On a quiet midsummer day in 1776, weeks after the signing of the Declaration of Independence, thirteen-year-old Jemima Boone and her friends Betsy and Fanny Callaway disappear near the Kentucky settlement of Boonesboro, the echoes of their faraway screams lingering on the air.
A Cherokee-Shawnee raiding party has taken the girls as the latest salvo in the blood feud between American Indians and the colonial settlers who have decimated native lands and resources. Hanging Maw, the raiders’ leader, recognizes one of the captives as Jemima Boone, daughter of Kentucky's most influential pioneers, and realizes she could be a valuable pawn in the battle to drive the colonists out of the contested Kentucky territory for good.

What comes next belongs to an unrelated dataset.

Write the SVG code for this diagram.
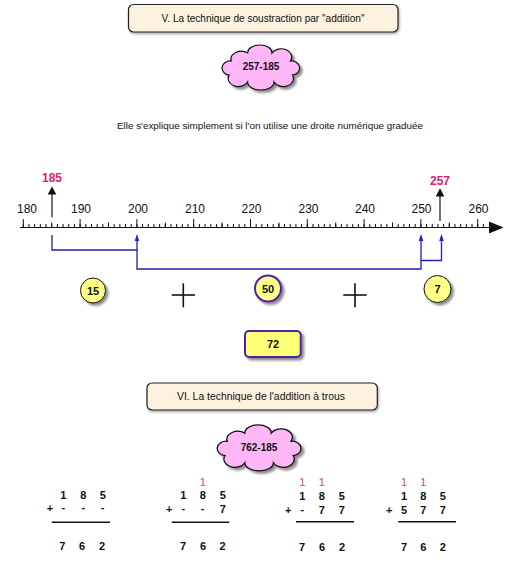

With Daniel Boone and his posse in pursuit, Hanging Maw devises a plan that could ultimately bring greater peace both to the tribes and the colonists. But after the girls find clever ways to create a trail of clues, the raiding party is ambushed by Boone and the rescuers in a battle with reverberations that nobody could predict. As Matthew Pearl reveals, the exciting story of Jemima Boone’s kidnapping vividly illuminates the early days of America’s westward expansion, and the violent and tragic clashes across cultural lines that ensue.
In this enthralling narrative in the tradition of Candice Millard and David Grann, Matthew Pearl unearths a forgotten and dramatic series of events from early in the Revolutionary War that opens a window into America’s transition from colony to nation, with the heavy moral costs incurred amid shocking new alliances and betrayals.
Matthew Pearl is a writer of fiction and nonfiction. His new book is a work of narrative nonfiction, The Taking of Jemima Boone, from Harper Collins. He is the co-founder of the digital magazine Truly*Adventurous and his nonfiction writing has appeared in the New York Times, the Boston Globe, The Atavist Magazine, and Slate. His books have been international and New York Times bestsellers translated into more than 30 languages. The Globe and Mail declares him "a writer of rare talents," Library Journal calls Matthew "the reigning king of popular literary historical thrillers," and the New York Daily News raves "if the past is indeed a foreign country, Matthew Pearl has your passport." Matthew has been chosen Best Author for Boston Magazine's Best of Boston and received the Massachusetts Book Award for Fiction.
Katherine Grandjean holds a B.A. in History from Yale University and a Ph.D. in History from Harvard University. Her research explores early English colonization and the encounter with Native peoples, as well as the origins of American violence. Her work has been supported by the Andrew W. Mellon Foundation, the American Philosophical Society, the Massachusetts Historical Society, the American Historical Association, and the Charles Warren Center for American History, and has appeared in such journals as the William and Mary Quarterly, American Quarterly, and Early American Studies. A recent essay, “New World Tempests: Environment, Scarcity, and the Coming of the Pequot War,” won the American Society for Environmental History's 2012 Alice Hamilton Prize for Best Article and the William and Mary Quarterly’s 2014 Douglass Adair Memorial Award.
She recently published her first book, American Passage: The Communications Frontier in Early New England. The book retells the story of early New England's settling, through the dark, confused world of communication.